··· DATA SECTION ···
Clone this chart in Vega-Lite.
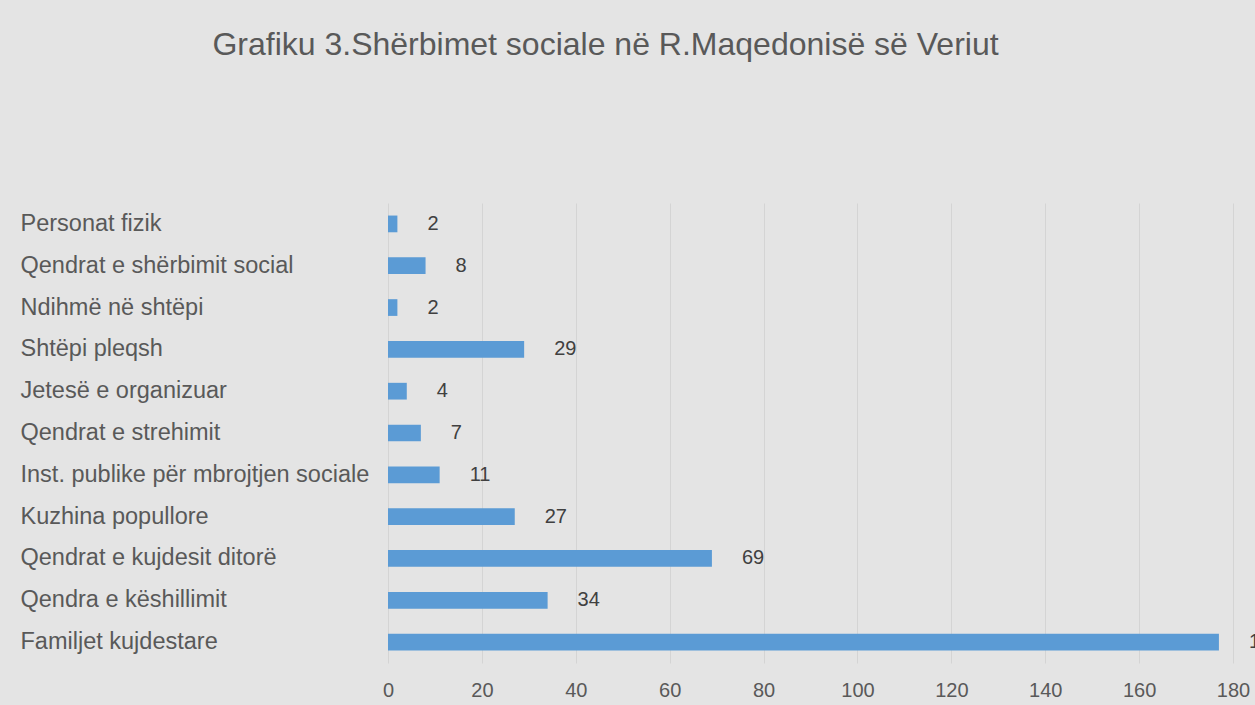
{
  "$schema": "https://vega.github.io/schema/vega-lite/v6.json",
  "autosize": "none",
  "width": 845,
  "height": 460,
  "padding": {"left": 388, "top": 203, "right": 22, "bottom": 42},
  "background": "#e4e4e4",
  "title": {
    "text": "Grafiku 3.Shërbimet sociale në R.Maqedonisë së Veriut",
    "font": "Liberation Sans",
    "fontSize": 32,
    "fontWeight": "normal",
    "color": "#595959",
    "anchor": "middle",
    "frame": "group",
    "dx": -205,
    "offset": 141
  },
  "data": {
    "values": [
      {"kategoria": "Personat fizik", "vlera": 2},
      {"kategoria": "Qendrat e shërbimit social", "vlera": 8},
      {"kategoria": "Ndihmë në shtëpi", "vlera": 2},
      {"kategoria": "Shtëpi pleqsh", "vlera": 29},
      {"kategoria": "Jetesë e organizuar", "vlera": 4},
      {"kategoria": "Qendrat e strehimit", "vlera": 7},
      {"kategoria": "Inst. publike për mbrojtjen sociale", "vlera": 11},
      {"kategoria": "Kuzhina popullore", "vlera": 27},
      {"kategoria": "Qendrat e kujdesit ditorë", "vlera": 69},
      {"kategoria": "Qendra e këshillimit", "vlera": 34},
      {"kategoria": "Familjet kujdestare", "vlera": 177}
    ]
  },
  "encoding": {
    "y": {
      "field": "kategoria",
      "type": "nominal",
      "sort": null,
      "scale": {"paddingInner": 0.6, "paddingOuter": 0.3},
      "axis": {
        "title": null,
        "domain": false,
        "ticks": false,
        "labelAlign": "left",
        "labelPadding": 368,
        "labelFont": "Liberation Sans",
        "labelFontSize": 23.5,
        "labelColor": "#595959",
        "labelLimit": 400
      }
    },
    "x": {
      "field": "vlera",
      "type": "quantitative",
      "scale": {"domain": [0, 180], "nice": false},
      "axis": {
        "title": null,
        "values": [0, 20, 40, 60, 80, 100, 120, 140, 160, 180],
        "domain": false,
        "ticks": false,
        "grid": true,
        "gridColor": "#d4d4d4",
        "gridWidth": 1,
        "labelPadding": 17,
        "labelFont": "Liberation Sans",
        "labelFontSize": 20,
        "labelColor": "#595959",
        "labelFlush": false
      }
    }
  },
  "layer": [
    {"mark": {"type": "bar", "color": "#5b9bd5"}},
    {
      "mark": {
        "type": "text",
        "align": "left",
        "baseline": "middle",
        "dx": 30,
        "font": "Liberation Sans",
        "fontSize": 20,
        "color": "#404040"
      },
      "encoding": {"text": {"field": "vlera", "type": "quantitative"}}
    }
  ],
  "config": {"view": {"stroke": null}}
}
···
▶ **TASK DETAILS**
Set down the material exactly, every line of it, except for the pictures.

▶ **THE OUTPUT**
Clone this chart in Vega-Lite.
{
  "$schema": "https://vega.github.io/schema/vega-lite/v6.json",
  "autosize": "none",
  "width": 845,
  "height": 460,
  "padding": {"left": 388, "top": 203, "right": 22, "bottom": 42},
  "background": "#e4e4e4",
  "title": {
    "text": "Grafiku 3.Shërbimet sociale në R.Maqedonisë së Veriut",
    "font": "Liberation Sans",
    "fontSize": 32,
    "fontWeight": "normal",
    "color": "#595959",
    "anchor": "middle",
    "frame": "group",
    "dx": -205,
    "offset": 141
  },
  "data": {
    "values": [
      {"kategoria": "Personat fizik", "vlera": 2},
      {"kategoria": "Qendrat e shërbimit social", "vlera": 8},
      {"kategoria": "Ndihmë në shtëpi", "vlera": 2},
      {"kategoria": "Shtëpi pleqsh", "vlera": 29},
      {"kategoria": "Jetesë e organizuar", "vlera": 4},
      {"kategoria": "Qendrat e strehimit", "vlera": 7},
      {"kategoria": "Inst. publike për mbrojtjen sociale", "vlera": 11},
      {"kategoria": "Kuzhina popullore", "vlera": 27},
      {"kategoria": "Qendrat e kujdesit ditorë", "vlera": 69},
      {"kategoria": "Qendra e këshillimit", "vlera": 34},
      {"kategoria": "Familjet kujdestare", "vlera": 177}
    ]
  },
  "encoding": {
    "y": {
      "field": "kategoria",
      "type": "nominal",
      "sort": null,
      "scale": {"paddingInner": 0.6, "paddingOuter": 0.3},
      "axis": {
        "title": null,
        "domain": false,
        "ticks": false,
        "labelAlign": "left",
        "labelPadding": 368,
        "labelFont": "Liberation Sans",
        "labelFontSize": 23.5,
        "labelColor": "#595959",
        "labelLimit": 400
      }
    },
    "x": {
      "field": "vlera",
      "type": "quantitative",
      "scale": {"domain": [0, 180], "nice": false},
      "axis": {
        "title": null,
        "values": [0, 20, 40, 60, 80, 100, 120, 140, 160, 180],
        "domain": false,
        "ticks": false,
        "grid": true,
        "gridColor": "#d4d4d4",
        "gridWidth": 1,
        "labelPadding": 17,
        "labelFont": "Liberation Sans",
        "labelFontSize": 20,
        "labelColor": "#595959",
        "labelFlush": false
      }
    }
  },
  "layer": [
    {"mark": {"type": "bar", "color": "#5b9bd5"}},
    {
      "mark": {
        "type": "text",
        "align": "left",
        "baseline": "middle",
        "dx": 30,
        "font": "Liberation Sans",
        "fontSize": 20,
        "color": "#404040"
      },
      "encoding": {"text": {"field": "vlera", "type": "quantitative"}}
    }
  ],
  "config": {"view": {"stroke": null}}
}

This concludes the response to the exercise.